For Andreas Homoki’s production of Simon Boccanegra, set in the 1900-20s, Christian Schmidt conceived a versatile scenic space configured by a system of walls and doors on a revolving stage. The articulated sets embody in a symbolic architecture the temporal fragmentation and political uncertainty characterising the opera.
“The opera ‘Simon Boccanegra’ is characterised by the presence of time layers,” says Schmidt. “This is quite clear from the prologue, about 20 years before the actual plot when Simon’s political success as new Doge of Genoa meets personal misfortune with the death of his lover and his daughter going missing.”
Likewise, the fate of the child will gradually become clear with time, like a puzzle. At the same time, uncertain political conditions are intertwined with personal relations and feelings, as “jealousy and hatred coming from the past destroy personal ties and lead to the catastrophe of Simon’s poisoning and death,” Schmidt observes.
“The spatial setting in Simon Boccanegra is peculiar in that almost every scene takes place in or in front of quite similar palaces. Therefore, I invented a labyrinthic configuration of spaces, consisting of walls and nine identical, large double doors,” says Schmidt.
Because of their features, the doors can belong to both an interior and an exterior space, and the difference between indoor and outdoor situations is quite blurred. Doors and walls have the same paint finish, which intensifies the effect and “creates an unreal atmosphere very suitable for this musical ‘game of memories'”.
A variable space
Having arranged the sets on a revolving stage, it is possible to change the scene frequently. By adding wall-elements, the large seven-doors chamber quickly narrows down to the death chamber in the Fiesco Palace or Amelia’s monastery refuge. Likewise, by adding furniture and exchanging the regular doors for terrace glass doors, this suddenly appears as the council chamber or the private living area within the Doge’s Palace.
The boat “refers to Simon’s biographical origin as a former seafarer, and on the other hand, it marks the tragic loss and vain search for the child. In a surreal way, it lies aground inside the palace, whereby at the beginning and end of the opera it appears as a relict frame”.

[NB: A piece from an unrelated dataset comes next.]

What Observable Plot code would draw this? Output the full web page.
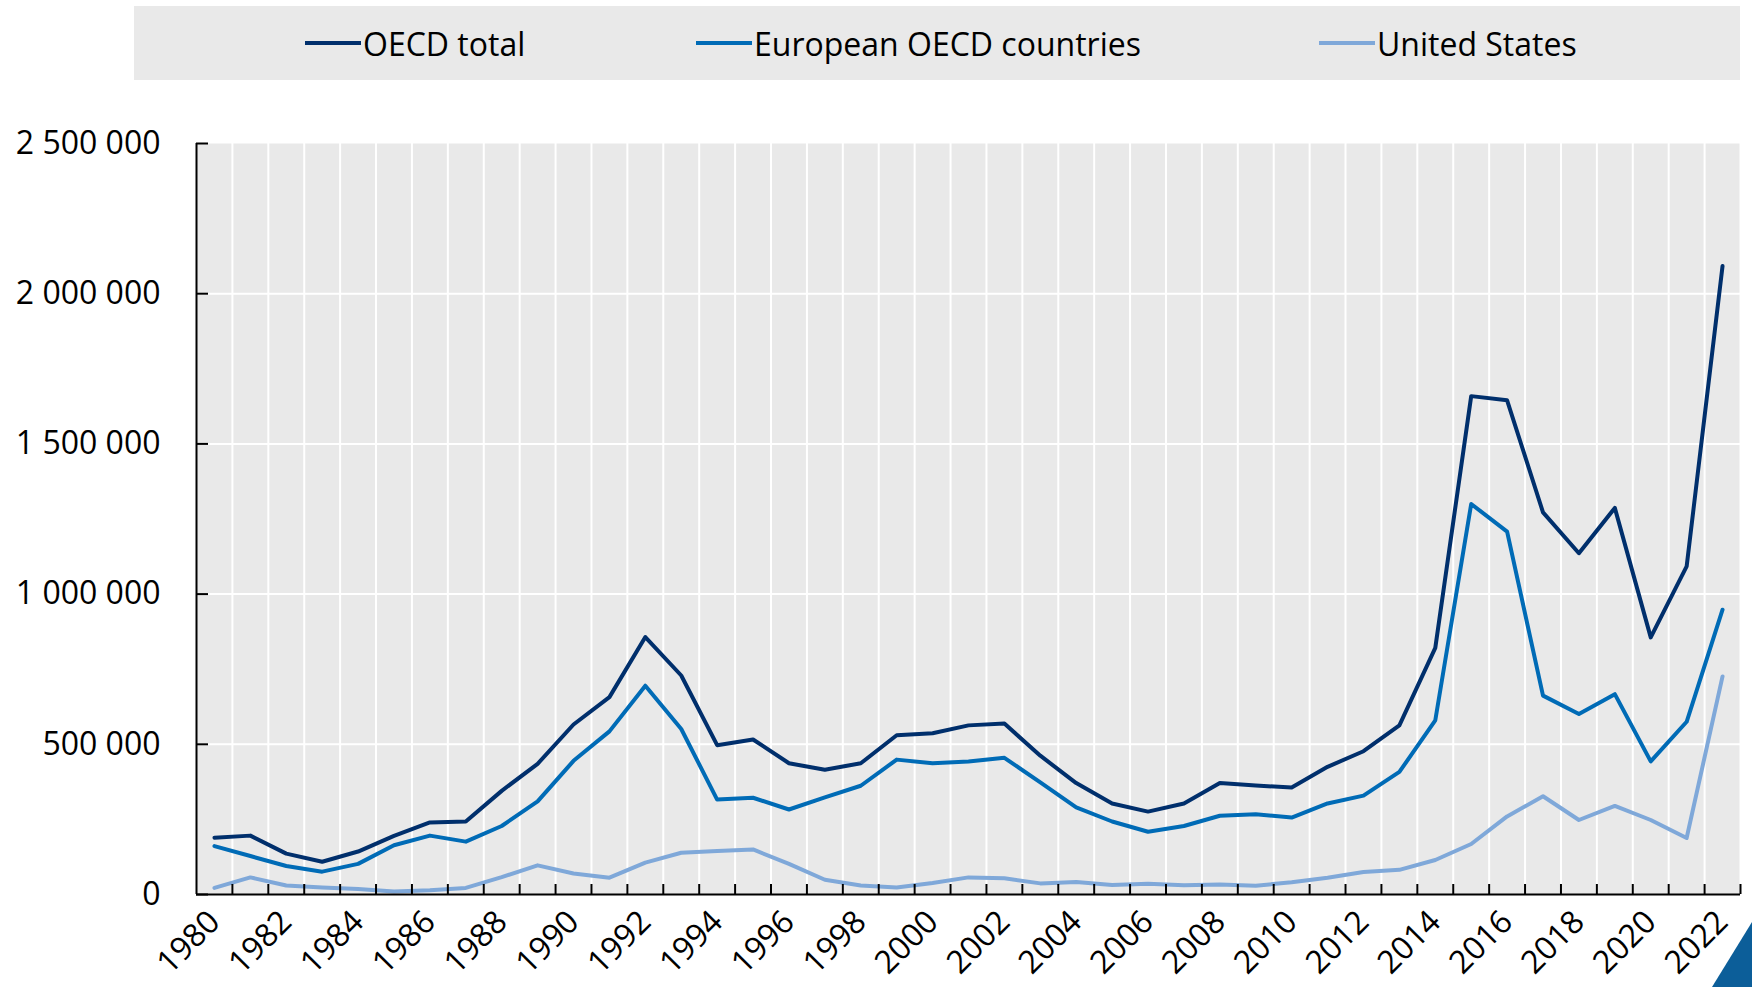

Due to safety regulations, the choir could not perform on stage. Like the orchestra, it performed live from the nearby rehearsal room and was broadcast into the opera house.

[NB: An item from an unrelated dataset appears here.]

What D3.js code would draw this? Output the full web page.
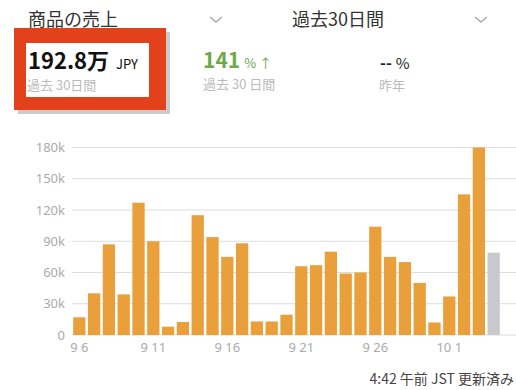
<!DOCTYPE html>
<html>
<head>
<meta charset="utf-8">
<script src="https://cdn.jsdelivr.net/npm/d3@7"></script>
<style>
  body { margin: 0; background: #fff; }
  svg { display: block; font-family: "Noto Sans CJK JP", "Noto Sans", sans-serif; }
</style>
</head>
<body>
<svg id="chart" width="516" height="390"></svg>
<script>
// Daily sales, 9/6 .. 10/4 (last day still in progress)
var days = ['9 6','9 7','9 8','9 9','9 10','9 11','9 12','9 13','9 14','9 15',
            '9 16','9 17','9 18','9 19','9 20','9 21','9 22','9 23','9 24','9 25',
            '9 26','9 27','9 28','9 29','9 30','10 1','10 2','10 3','10 4'];
var sales = [17000, 40000, 87000, 39000, 127000, 90000, 8000, 12500, 115000, 94000,
             75000, 88000, 13000, 13000, 19500, 66000, 67000, 80000, 59000, 60000,
             104000, 75000, 70000, 50000, 12000, 37000, 135000, 180000, 79000];
var yTicks = [0, 30000, 60000, 90000, 120000, 150000, 180000];
var xTickDays = ['9 6', '9 11', '9 16', '9 21', '9 26', '10 1'];

var svg = d3.select('#chart');

// ---- header ----
svg.append('text').attr('x', 28).attr('y', 26)
    .attr('font-size', 18).attr('fill', '#333').text('商品の売上');
svg.append('text').attr('x', 292).attr('y', 26)
    .attr('font-size', 18).attr('fill', '#333').text('過去30日間');

function chevron(cx) {
    svg.append('path')
        .attr('d', `M${cx - 6},17 L${cx},22 L${cx + 6},17`)
        .attr('fill', 'none').attr('stroke', '#aaa').attr('stroke-width', 1.5);
}
chevron(216);
chevron(481);

// ---- red highlight box ----
svg.append('rect').attr('x', 18).attr('y', 32).attr('width', 152).attr('height', 82)
    .attr('fill', '#555').attr('opacity', 0.3);
svg.append('rect').attr('x', 14).attr('y', 28).attr('width', 152).attr('height', 82)
    .attr('fill', '#e3401c');
svg.append('rect').attr('x', 26).attr('y', 43).attr('width', 123).attr('height', 54)
    .attr('fill', '#fff');

// ---- stats ----
var total = svg.append('text').attr('x', 28).attr('y', 69).attr('fill', '#111');
total.append('tspan').attr('font-size', 22).attr('font-weight', 'bold').text('192.8万');
total.append('tspan').attr('dx', 7).attr('font-size', 13).text('JPY');
svg.append('text').attr('x', 27).attr('y', 90).attr('font-size', 13)
    .attr('fill', '#bbb').text('過去 30日間');

var growth = svg.append('text').attr('x', 203).attr('y', 68).attr('fill', '#6fa84a');
growth.append('tspan').attr('font-size', 21).attr('font-weight', 'bold').text('141');
growth.append('tspan').attr('dx', 4).attr('font-size', 13).text('% ↑');
svg.append('text').attr('x', 203).attr('y', 89).attr('font-size', 13)
    .attr('fill', '#bbb').text('過去 30 日間');

var yoy = svg.append('text').attr('x', 380).attr('y', 69).attr('fill', '#222');
yoy.append('tspan').attr('font-size', 16).attr('font-weight', 'bold').text('--');
yoy.append('tspan').attr('dx', 4).attr('font-size', 15).text('%');
svg.append('text').attr('x', 379).attr('y', 90).attr('font-size', 13)
    .attr('fill', '#bbb').text('昨年');

// ---- chart ----
var x = d3.scaleBand()
    .domain(days)
    .range([72, 501])
    .paddingInner(0.17)
    .paddingOuter(0.08);

var y = d3.scaleLinear()
    .domain([0, 180000])
    .range([335, 147.5]);

// gridlines
svg.append('g')
    .selectAll('line')
    .data(yTicks)
    .join('line')
    .attr('x1', 72).attr('x2', 516)
    .attr('y1', d => y(d)).attr('y2', d => y(d))
    .attr('stroke', '#ddd').attr('stroke-width', 1.2);

// y labels
var yAxis = svg.append('g')
    .attr('transform', 'translate(65,0)')
    .call(d3.axisLeft(y).tickValues(yTicks).tickSize(0).tickPadding(0)
        .tickFormat(d => d === 0 ? '0' : (d / 1000) + 'k'));
yAxis.select('.domain').remove();
yAxis.selectAll('text')
    .attr('font-size', 13).attr('fill', '#aaa')
    .attr('font-family', '"Noto Sans", sans-serif');

// bars
svg.append('g')
    .selectAll('rect')
    .data(sales)
    .join('rect')
    .attr('x', (d, i) => x(days[i]))
    .attr('y', d => y(d))
    .attr('width', x.bandwidth())
    .attr('height', d => y(0) - y(d))
    .attr('fill', (d, i) => i === days.length - 1 ? '#c8c8cd' : '#e9a03a');

// x labels
var xAxis = svg.append('g')
    .attr('transform', 'translate(0,343)')
    .call(d3.axisBottom(x).tickValues(xTickDays).tickSize(0).tickPadding(0));
xAxis.select('.domain').remove();
xAxis.selectAll('text')
    .attr('font-size', 13).attr('fill', '#aaa')
    .attr('font-family', '"Noto Sans", sans-serif');

// footer
svg.append('text').attr('x', 514).attr('y', 384).attr('font-size', 14)
    .attr('text-anchor', 'end')
    .attr('fill', '#444').text('4:42 午前 JST 更新済み');
</script>
</body>
</html>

“A group of extras plays the erratic element of the ‘people’ on stage. Since the choral singing originates off-stage, the scenery could also change within the large scenes,” Schmidt says. “Andreas Homoki used this very often to put the focus on the inner world of the title character.
A filmic experience
Because of the revolving stage transformations, “the perception is often that of a filmic cross-fade,” Schmidt says. “This produces a realistic narrative style that is very likely to counteract the static monumentality of Verdi’s opera”.
Simon Boccanegra is produced by Opernhaus Zürich and is currently broadcast on Arte.tv.